During the leadership contest which followed a few months later, Lamont’s main rival Ken Macintosh MSP (incidentally a keen ally of Jim Murphy) won the vote of party members but did not receive enough support from trade unions and fellow Labour parliamentarians to clench overall victory. Against the better judgement of their membership, Scottish Labour’s answer to comprehensive rejection by the Scottish electorate was to rearrange, rather than replace, the faces at the top - deputy leader Lamont became leader and leader Iain Gray eventually became finance spokesperson.

Given the current crop of leadership hopefuls, a ‘new’ face is guaranteed to lead the party.
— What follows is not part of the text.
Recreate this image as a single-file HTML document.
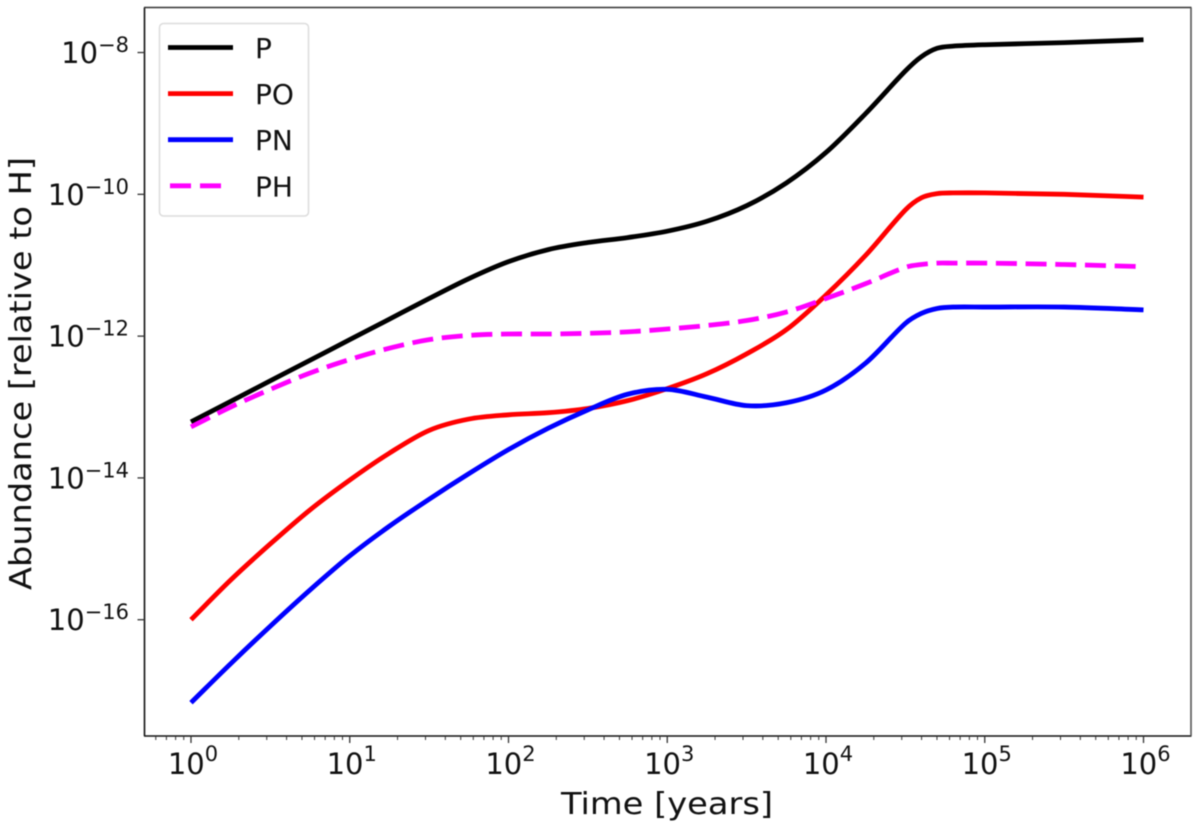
<!DOCTYPE html>
<html lang="en">
<head>
<meta charset="utf-8">
<title>Phosphorus species abundance over time</title>
<style>
  html, body { margin: 0; padding: 0; background: #fff; }
  svg { display: block; filter: blur(0.55px); }
  text { font-family: "DejaVu Sans", "Liberation Sans", sans-serif; fill: #111; }
</style>
</head>
<body>
<svg id="chart" xmlns="http://www.w3.org/2000/svg" width="1200" height="828" viewBox="0 0 1200 828">
  <rect x="0" y="0" width="1200" height="828" fill="#ffffff"/>
  <g id="series" fill="none" stroke-linejoin="round"></g>
  <g id="spines">
    <line x1="144.5" y1="7.5" x2="144.5" y2="736" stroke="#111" stroke-width="1.6"/>
    <line x1="144" y1="736" x2="1191.5" y2="736" stroke="#111" stroke-width="1.6"/>
    <line x1="144" y1="7.5" x2="1191.5" y2="7.5" stroke="#333" stroke-width="1.6"/>
    <line x1="1191" y1="7.5" x2="1191" y2="736" stroke="#555" stroke-width="1.6"/>
  </g>
  <g id="x-axis"></g>
  <g id="y-axis"></g>
  <text x="667" y="814" font-size="30" text-anchor="middle" textLength="212" lengthAdjust="spacingAndGlyphs">Time [years]</text>
  <text transform="translate(31 373.5) rotate(-90)" font-size="30" text-anchor="middle" textLength="433" lengthAdjust="spacingAndGlyphs">Abundance [relative to H]</text>
  <g id="legend">
    <rect x="159.5" y="23.5" width="149" height="192.5" rx="4" ry="4" fill="#fff" fill-opacity="0.8" stroke="#dcdcdc" stroke-width="1.5"/>
  </g>
</svg>
<script>
// Data: log10(time in years) and log10(abundance relative to H).
const logTime = [0,0.25,0.5,0.75,1,1.25,1.5,1.75,2,2.25,2.5,2.75,3,3.25,3.5,3.75,4,4.25,4.5,4.6,4.7,4.8,5,5.5,6];
const logP  = [-13.21,-12.92,-12.63,-12.34,-12.05,-11.76,-11.47,-11.19,-10.95,-10.78,-10.68,-10.61,-10.52,-10.38,-10.16,-9.84,-9.41,-8.86,-8.26,-8.06,-7.94,-7.91,-7.89,-7.86,-7.82];
const logPO = [-16.00,-15.44,-14.93,-14.45,-14.03,-13.65,-13.33,-13.17,-13.11,-13.08,-13.02,-12.91,-12.74,-12.53,-12.25,-11.91,-11.42,-10.86,-10.22,-10.05,-9.99,-9.98,-9.98,-10.00,-10.04];
const logPN = [-17.17,-16.62,-16.09,-15.58,-15.10,-14.68,-14.30,-13.94,-13.60,-13.30,-13.04,-12.82,-12.75,-12.86,-12.98,-12.94,-12.76,-12.38,-11.82,-11.68,-11.61,-11.59,-11.59,-11.59,-11.63];
const logPH = [-13.28,-13.00,-12.75,-12.52,-12.33,-12.17,-12.05,-11.99,-11.97,-11.97,-11.96,-11.94,-11.90,-11.85,-11.78,-11.66,-11.47,-11.26,-11.03,-10.99,-10.97,-10.97,-10.97,-10.99,-11.02];
const xDecades = [0,1,2,3,4,5,6];
const yDecades = [-8,-10,-12,-14,-16];
const legendLabels = ['P','PO','PN','PH'];

const SVG_NS = 'http://www.w3.org/2000/svg';
const plot = { left: 144.5, right: 1191, top: 8, bottom: 736 };
const xDomain = [-0.2929, 6.2992];
const yDomain = [-17.640, -7.372];

function xScale(v) {
  return plot.left + (v - xDomain[0]) / (xDomain[1] - xDomain[0]) * (plot.right - plot.left);
}
function yScale(v) {
  return plot.bottom - (v - yDomain[0]) / (yDomain[1] - yDomain[0]) * (plot.bottom - plot.top);
}
function make(tag, parent) {
  const el = document.createElementNS(SVG_NS, tag);
  parent.appendChild(el);
  return el;
}
function smoothPath(xs, ys) {
  const pts = xs.map(function (x, i) { return [xScale(x), yScale(ys[i])]; });
  let d = 'M' + pts[0][0].toFixed(2) + ' ' + pts[0][1].toFixed(2);
  for (let i = 0; i < pts.length - 1; i++) {
    const p0 = pts[Math.max(i - 1, 0)], p1 = pts[i], p2 = pts[i + 1], p3 = pts[Math.min(i + 2, pts.length - 1)];
    const h = (p2[0] - p1[0]);
    const m1 = (p2[1] - p0[1]) / (p2[0] - p0[0]);
    const m2 = (p3[1] - p1[1]) / (p3[0] - p1[0]);
    d += 'C' + (p1[0] + h / 3).toFixed(2) + ' ' + (p1[1] + m1 * h / 3).toFixed(2) + ' ' +
         (p2[0] - h / 3).toFixed(2) + ' ' + (p2[1] - m2 * h / 3).toFixed(2) + ' ' +
         p2[0].toFixed(2) + ' ' + p2[1].toFixed(2);
  }
  return d;
}

// Series
const seriesGroup = document.getElementById('series');

const lineP = make('path', seriesGroup);


lineP.setAttribute('d', smoothPath(logTime, logP));
lineP.setAttribute('stroke', '#000000');
lineP.setAttribute('stroke-width', '4.8');

const linePO = make('path', seriesGroup);


linePO.setAttribute('d', smoothPath(logTime, logPO));
linePO.setAttribute('stroke', '#ff0000');
linePO.setAttribute('stroke-width', '4.8');

const linePN = make('path', seriesGroup);


linePN.setAttribute('d', smoothPath(logTime, logPN));
linePN.setAttribute('stroke', '#0000ff');
linePN.setAttribute('stroke-width', '4.8');

const linePH = make('path', seriesGroup);


linePH.setAttribute('d', smoothPath(logTime, logPH));
linePH.setAttribute('stroke', '#ff00ff');
linePH.setAttribute('stroke-width', '4.8');
linePH.setAttribute('stroke-dasharray', '21 8.7');

// X axis
const xAxis = document.getElementById('x-axis');
for (let dec = -1; dec <= 6; dec++) {
  for (let m = 1; m <= 9; m++) {
    const v = dec + Math.log10(m);
    if (v < xDomain[0] || v > xDomain[1]) continue;
    const tick = make('line', xAxis);
    
    
    tick.setAttribute('x1', xScale(v));
    tick.setAttribute('x2', xScale(v));
    tick.setAttribute('y1', plot.bottom);
    tick.setAttribute('y2', plot.bottom + (m === 1 ? 7 : 4));
    tick.setAttribute('stroke', '#333');
    tick.setAttribute('stroke-width', m === 1 ? '1.3' : '1');
  }
}
xDecades.forEach(function (d) {
  const label = make('text', xAxis);
  
  
  label.setAttribute('x', xScale(d) + 2);
  label.setAttribute('y', 774);
  label.setAttribute('text-anchor', 'middle');
  label.setAttribute('font-size', '29');
  const base = make('tspan', label);
  base.textContent = '10';
  const sup = make('tspan', label);
  sup.setAttribute('dy', '-13');
  sup.setAttribute('font-size', '21');
  sup.textContent = String(d);
});

// Y axis
const yAxis = document.getElementById('y-axis');
yDecades.forEach(function (d) {
  const tick = make('line', yAxis);
  
  
  tick.setAttribute('x1', plot.left);
  tick.setAttribute('x2', plot.left - 7);
  tick.setAttribute('y1', yScale(d));
  tick.setAttribute('y2', yScale(d));
  tick.setAttribute('stroke', '#333');
  tick.setAttribute('stroke-width', '1.3');

  const label = make('text', yAxis);
  
  
  label.setAttribute('x', 129);
  label.setAttribute('y', yScale(d) + 10.5);
  label.setAttribute('text-anchor', 'end');
  label.setAttribute('font-size', '29');
  const base = make('tspan', label);
  base.textContent = '10';
  const sup = make('tspan', label);
  sup.setAttribute('dy', '-11');
  sup.setAttribute('font-size', '21');
  sup.textContent = '\u2212' + String(Math.abs(d));
});

// Legend
const legend = document.getElementById('legend');
const legendColors = ['#000000', '#ff0000', '#0000ff', '#ff00ff'];
legendLabels.forEach(function (name, i) {
  const y = 47.5 + i * 46.1;
  const sample = make('line', legend);
  
  
  sample.setAttribute('x1', i === 3 ? 170 : 168);
  sample.setAttribute('x2', i === 3 ? 221.5 : 233);
  sample.setAttribute('y1', y);
  sample.setAttribute('y2', y);
  sample.setAttribute('stroke', legendColors[i]);
  sample.setAttribute('stroke-width', '4.8');
  if (i === 3) sample.setAttribute('stroke-dasharray', '21 9');

  const text = make('text', legend);
  
  
  text.setAttribute('x', 255);
  text.setAttribute('y', y + 10.5);
  text.setAttribute('font-size', '28');
  text.textContent = name;
});
</script>
</body>
</html>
But the underlying point remains - with the Smith Commission well underway and Sturgeon ready to take the reins as First Minister, it is not enough for Scottish Labour to again follow the political agenda of others. This leadership contest must be the beginning of an attempt by the party to shape the political discourse and articulate a more ambitious vision for Scotland.

For whoever takes over in December this won’t be an easy task, but a few confident voices, radical ideas and a frank appraisal of the Scottish electorate’s expectations of devolution will definitely be required. For the sake of Scottish democracy, let’s hope Scottish Labour can deliver that over the next eight weeks.